Les résultats obtenus permettent de dégager certaines recommandations s’adressant aux professionnels et aux responsables dans les RPA. Dans des interventions individualisées, le fait d’expliquer clairement les motifs et les bénéfices potentiels du confinement peut atténuer la perception d’inconvénients (Reynolds et al., 2008). L’accès à des rencontres virtuelles avec les proches ou les personnes qui leur sont significatives renforce leur décision quant au respect du confinement et ce, basée sur les avantages perçus. La disponibilité du personnel et la réorganisation de la fonctionnalité d’une RPA dans laquelle certains répondants vivaient semblent grandement avoir contribué à la perception positive des résidents vis-à-vis du confinement et des mesures sanitaires instaurées. En ce sens, dans l’absence de contacts avec les proches, une communication claire sur la justification des mesures avec une approche empathique du personnel des RPA deviendrait un atout essentiel pour soutenir les résidents dans le respect des mesures de confinement. D’autres stratégies pourraient également être explorées. Michie et ses collaborateurs (2013) proposent plusieurs techniques d’intervention spécifiques pour agir sur des déterminants du comportement y compris les croyances tels que la persuasion verbale, la fixation d’objectifs, la rétroaction, l’usage de modèles crédibles, etc. Plusieurs de ces stratégies pourraient être potentiellement utilisées pour renforcer l’adoption du comportement ciblé.

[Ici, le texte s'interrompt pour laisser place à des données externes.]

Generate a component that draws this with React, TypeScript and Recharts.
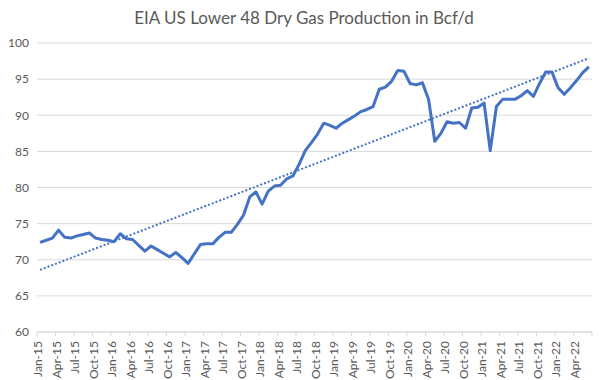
import React from "react";
import { CartesianGrid, Line, LineChart, XAxis, YAxis } from "recharts";

// monthly, Jan-15 .. Jun-22
const months = [
  "Jan-15", "Feb-15", "Mar-15", "Apr-15", "May-15", "Jun-15", "Jul-15", "Aug-15", "Sep-15", "Oct-15", "Nov-15", "Dec-15",
  "Jan-16", "Feb-16", "Mar-16", "Apr-16", "May-16", "Jun-16", "Jul-16", "Aug-16", "Sep-16", "Oct-16", "Nov-16", "Dec-16",
  "Jan-17", "Feb-17", "Mar-17", "Apr-17", "May-17", "Jun-17", "Jul-17", "Aug-17", "Sep-17", "Oct-17", "Nov-17", "Dec-17",
  "Jan-18", "Feb-18", "Mar-18", "Apr-18", "May-18", "Jun-18", "Jul-18", "Aug-18", "Sep-18", "Oct-18", "Nov-18", "Dec-18",
  "Jan-19", "Feb-19", "Mar-19", "Apr-19", "May-19", "Jun-19", "Jul-19", "Aug-19", "Sep-19", "Oct-19", "Nov-19", "Dec-19",
  "Jan-20", "Feb-20", "Mar-20", "Apr-20", "May-20", "Jun-20", "Jul-20", "Aug-20", "Sep-20", "Oct-20", "Nov-20", "Dec-20",
  "Jan-21", "Feb-21", "Mar-21", "Apr-21", "May-21", "Jun-21", "Jul-21", "Aug-21", "Sep-21", "Oct-21", "Nov-21", "Dec-21",
  "Jan-22", "Feb-22", "Mar-22", "Apr-22", "May-22", "Jun-22",
];

const production = [
  72.4, 72.7, 73.0, 74.1, 73.1, 73.0, 73.3, 73.5, 73.7, 73.0, 72.8, 72.7,
  72.5, 73.6, 72.9, 72.8, 72.0, 71.2, 71.9, 71.4, 70.9, 70.4, 71.0, 70.3,
  69.5, 70.8, 72.1, 72.2, 72.2, 73.1, 73.8, 73.8, 74.9, 76.2, 78.7, 79.4,
  77.7, 79.5, 80.2, 80.3, 81.2, 81.6, 83.2, 85.1, 86.2, 87.4, 88.9, 88.6,
  88.2, 88.9, 89.4, 89.9, 90.5, 90.8, 91.2, 93.6, 93.9, 94.7, 96.2, 96.1,
  94.4, 94.2, 94.5, 92.2, 86.4, 87.5, 89.1, 88.9, 89.0, 88.2, 91.0, 91.1,
  91.7, 85.1, 91.2, 92.2, 92.2, 92.2, 92.7, 93.4, 92.6, 94.4, 96.0, 96.0,
  93.8, 92.9, 93.8, 94.8, 95.9, 96.7,
];

// linear trendline ends
const trendStart = 68.6;
const trendEnd = 97.9;

const yTicks = [60, 65, 70, 75, 80, 85, 90, 95, 100];
const xTicks = [0, 3, 6, 9, 12, 15, 18, 21, 24, 27, 30, 33, 36, 39, 42, 45, 48, 51, 54, 57, 60, 63, 66, 69, 72, 75, 78, 81, 84, 87, 90];

const data = production.map((v, i) => ({ x: i + 0.5, month: months[i], v }));
const trend = [
  { x: 0.5, t: trendStart },
  { x: production.length - 0.5, t: trendEnd },
];

const FONT = "Lato, 'Open Sans', sans-serif";
const GREY = "#595959";
const BLUE = "#4472C4";

function MonthTick(props: any) {
  const { x, y, payload } = props;
  const label = months[payload.value] ?? "";
  if (!label) return null;
  return (
    <text
      transform={`translate(${x + 1},${y + 3}) rotate(-90)`}
      textAnchor="end"
      dy="0.35em"
      fontSize={12}
      fill={GREY}
      fontFamily={FONT}
    >
      {label}
    </text>
  );
}

export default function App() {
  return (
    <div
      style={{
        position: "absolute",
        left: 0,
        top: 0,
        width: 600,
        height: 380,
        background: "#fff",
        fontFamily: FONT,
      }}
    >
      <div
        style={{
          position: "absolute",
          top: 7,
          left: 0,
          width: 608,
          textAlign: "center",
          fontSize: 17,
          color: GREY,
        }}
      >
        EIA US Lower 48 Dry Gas Production in Bcf/d
      </div>
      <LineChart
        width={600}
        height={380}
        margin={{ top: 43, right: 8, left: 0, bottom: 0 }}
      >
        <CartesianGrid stroke="#D9D9D9" vertical={false} />
        <XAxis
          type="number"
          dataKey="x"
          domain={[0, 90]}
          ticks={xTicks}
          interval={0}
          height={48}
          stroke="#D9D9D9"
          tickSize={4}
          tick={<MonthTick />}
        />
        <YAxis
          type="number"
          domain={[60, 100]}
          ticks={yTicks}
          width={37}
          axisLine={false}
          tickLine={false}
          tick={{ fontSize: 12, fill: GREY, fontFamily: FONT }}
        />
        <Line
          data={data}
          dataKey="v"
          type="linear"
          stroke={BLUE}
          strokeWidth={3}
          strokeLinejoin="round"
          dot={false}
          isAnimationActive={false}
        />
        <Line
          data={trend}
          dataKey="t"
          type="linear"
          stroke={BLUE}
          strokeWidth={2}
          strokeDasharray="2 2"
          dot={false}
          isAnimationActive={false}
        />
      </LineChart>
    </div>
  );
}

Trois types de retombées découleront de ce projet. À court terme, les résultats permettent une meilleure compréhension des croyances pour guider les professionnels lors d’interventions individuelles et mieux arrimer le contenu de leurs messages aux croyances saillantes, par exemple, fournir l’accès à des rencontres virtuelles. De telles stratégies pourraient favoriser le maintien de la mesure de confinement et ainsi assurer un meilleur bien-être. À moyen terme, dans un futur projet de recherche, les résultats seront utilisés pour développer un questionnaire portant sur les facteurs psychosociaux. Ce questionnaire pourra ainsi documenter auprès d’un plus large échantillon les déterminants du maintien des mesures de confinement. Cela permettra également de distinguer les personnes ayant une intention forte de celles ayant une intention faible de respecter le confinement, et ce, dans une perspective de communication adaptée et ciblée dans le contexte de la pandémie de COVID-19 ou dans un futur contexte similaire. Enfin, les résultats seront transférés aux professionnels de la santé dans le but de favoriser l’adoption de meilleures stratégies de communication avec les aînés dans l’éventualité d’autres pandémies qui requerraient des mesures de confinement.

Conclusion

Bien que les données aient été collectées en juillet et août 2020 en période de déconfinement, il demeure que la propagation de l’infection y était encore bien présente. D’ailleurs, d’autres mesures restrictives sont en vigueur par le Gouvernement du Québec avec l’apparition d’une troisième vague d’éclosions d’infections au moment de rédiger cet article. Plusieurs inconvénients ont été perçus pour des raisons sociales principalement, mais les participants ont déclaré avoir respecté le confinement comme demandé par les autorités. Il est important de souligner que malgré l’adhésion de tous aux mesures de confinement, les répondants habitants à domicile les perçoivent davantage comme étant des choix individuels. L’approbation et le soutien des proches ont été perçus comme des conditions qui le facilitaient malgré les limitations de contacts physiques avec eux.